◆ WHAT THIS TASK INVOLVES:
Give the data again exactly as written, skipping any pictures.

◆ INFORMATION SUPPLIED:
————

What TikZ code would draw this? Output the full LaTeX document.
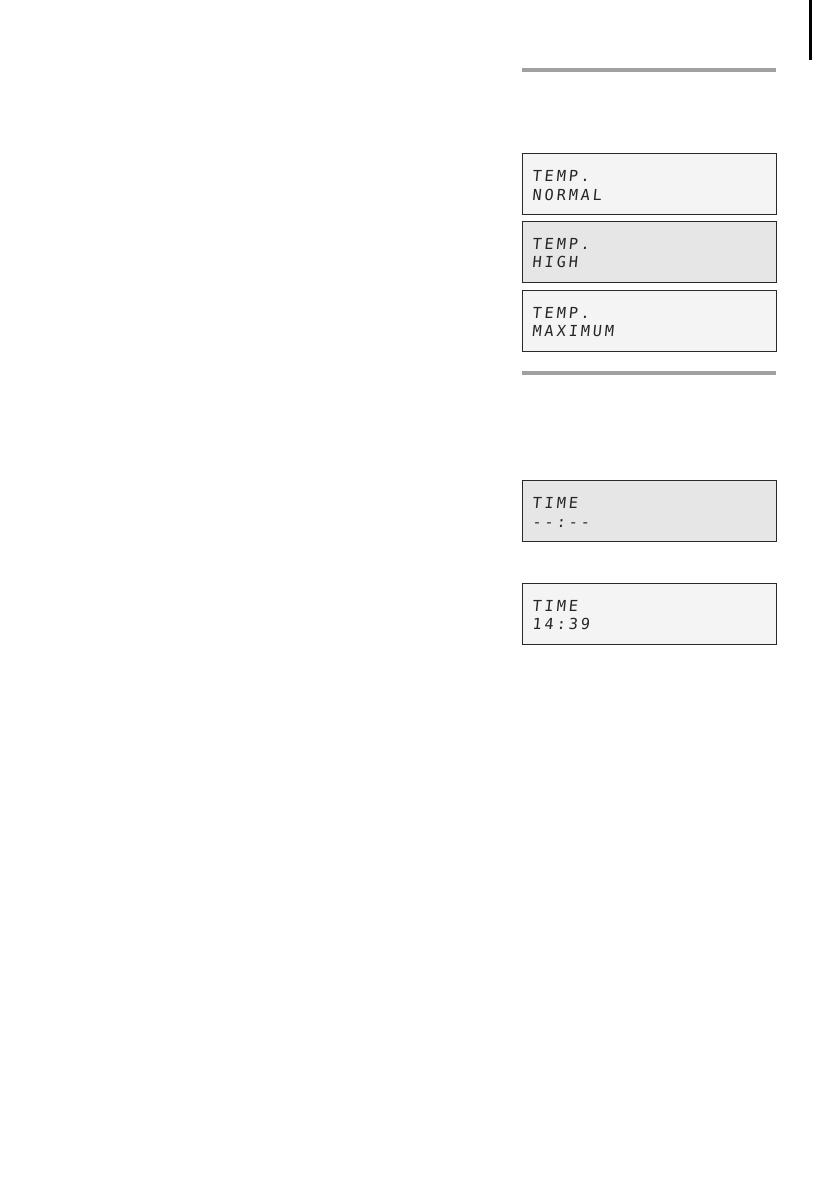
\documentclass[tikz,border=0pt]{standalone}
\usepackage{fontspec}
\newfontfamily\lcdfont[FakeSlant=0.1,LetterSpace=19]{DejaVu Sans Mono}
\definecolor{lcdlight}{HTML}{F3F4F3}
\definecolor{lcdgray}{HTML}{E6E6E6}
\definecolor{rulegray}{HTML}{A0A0A0}
\definecolor{boxedge}{HTML}{2A2A2A}
\tikzset{
  lcdbox/.style={draw=boxedge, line width=0.9pt},
  lcdtext/.style={anchor=base west, inner sep=0pt, font=\lcdfont\fontsize{15.2}{17}\selectfont, text=black!85},
  sectionrule/.style={draw=rulegray, line width=4pt},
}
\begin{document}
\begin{tikzpicture}[x=1pt,y=-1pt]
\useasboundingbox[fill=white] (0,0) rectangle (839,1191);
% top-right edge mark
\draw[line width=3pt, black] (810,0) -- (810,60);
% section rules
\coordinate (r1a) at (522,70); \coordinate (r1b) at (776,70);
\draw[sectionrule] (r1a) -- (r1b);
\coordinate (r2a) at (522,373); \coordinate (r2b) at (776,373);
\draw[sectionrule] (r2a) -- (r2b);
% displays
\draw[lcdbox, fill=lcdlight] (522,153) rectangle (776,214);
\node[lcdtext] (t1a) at (532,181) {TEMP.};
\node[lcdtext] (t1b) at (532,200) {NORMAL};
\draw[lcdbox, fill=lcdgray] (522,221) rectangle (776,282);
\node[lcdtext] (t2a) at (532,249) {TEMP.};
\node[lcdtext] (t2b) at (532,267) {HIGH};
\draw[lcdbox, fill=lcdlight] (522,290) rectangle (776,351);
\node[lcdtext] (t3a) at (532,318) {TEMP.};
\node[lcdtext] (t3b) at (532,336) {MAXIMUM};
\draw[lcdbox, fill=lcdgray] (522,480) rectangle (776,541);
\node[lcdtext] (t4a) at (532,508) {TIME};
\node[lcdtext] (t4b) at (532,527) {--:--};
\draw[lcdbox, fill=lcdlight] (522,583) rectangle (776,644);
\node[lcdtext] (t5a) at (532,611) {TIME};
\node[lcdtext] (t5b) at (532,629) {14:39};
\end{tikzpicture}
\end{document}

————

◆ RESULT OF THE EXERCISE:
What TikZ code would draw this? Output the full LaTeX document.
\documentclass[tikz,border=0pt]{standalone}
\usepackage{fontspec}
\newfontfamily\lcdfont[FakeSlant=0.1,LetterSpace=19]{DejaVu Sans Mono}
\definecolor{lcdlight}{HTML}{F3F4F3}
\definecolor{lcdgray}{HTML}{E6E6E6}
\definecolor{rulegray}{HTML}{A0A0A0}
\definecolor{boxedge}{HTML}{2A2A2A}
\tikzset{
  lcdbox/.style={draw=boxedge, line width=0.9pt},
  lcdtext/.style={anchor=base west, inner sep=0pt, font=\lcdfont\fontsize{15.2}{17}\selectfont, text=black!85},
  sectionrule/.style={draw=rulegray, line width=4pt},
}
\begin{document}
\begin{tikzpicture}[x=1pt,y=-1pt]
\useasboundingbox[fill=white] (0,0) rectangle (839,1191);
% top-right edge mark
\draw[line width=3pt, black] (810,0) -- (810,60);
% section rules
\coordinate (r1a) at (522,70); \coordinate (r1b) at (776,70);
\draw[sectionrule] (r1a) -- (r1b);
\coordinate (r2a) at (522,373); \coordinate (r2b) at (776,373);
\draw[sectionrule] (r2a) -- (r2b);
% displays
\draw[lcdbox, fill=lcdlight] (522,153) rectangle (776,214);
\node[lcdtext] (t1a) at (532,181) {TEMP.};
\node[lcdtext] (t1b) at (532,200) {NORMAL};
\draw[lcdbox, fill=lcdgray] (522,221) rectangle (776,282);
\node[lcdtext] (t2a) at (532,249) {TEMP.};
\node[lcdtext] (t2b) at (532,267) {HIGH};
\draw[lcdbox, fill=lcdlight] (522,290) rectangle (776,351);
\node[lcdtext] (t3a) at (532,318) {TEMP.};
\node[lcdtext] (t3b) at (532,336) {MAXIMUM};
\draw[lcdbox, fill=lcdgray] (522,480) rectangle (776,541);
\node[lcdtext] (t4a) at (532,508) {TIME};
\node[lcdtext] (t4b) at (532,527) {--:--};
\draw[lcdbox, fill=lcdlight] (522,583) rectangle (776,644);
\node[lcdtext] (t5a) at (532,611) {TIME};
\node[lcdtext] (t5b) at (532,629) {14:39};
\end{tikzpicture}
\end{document}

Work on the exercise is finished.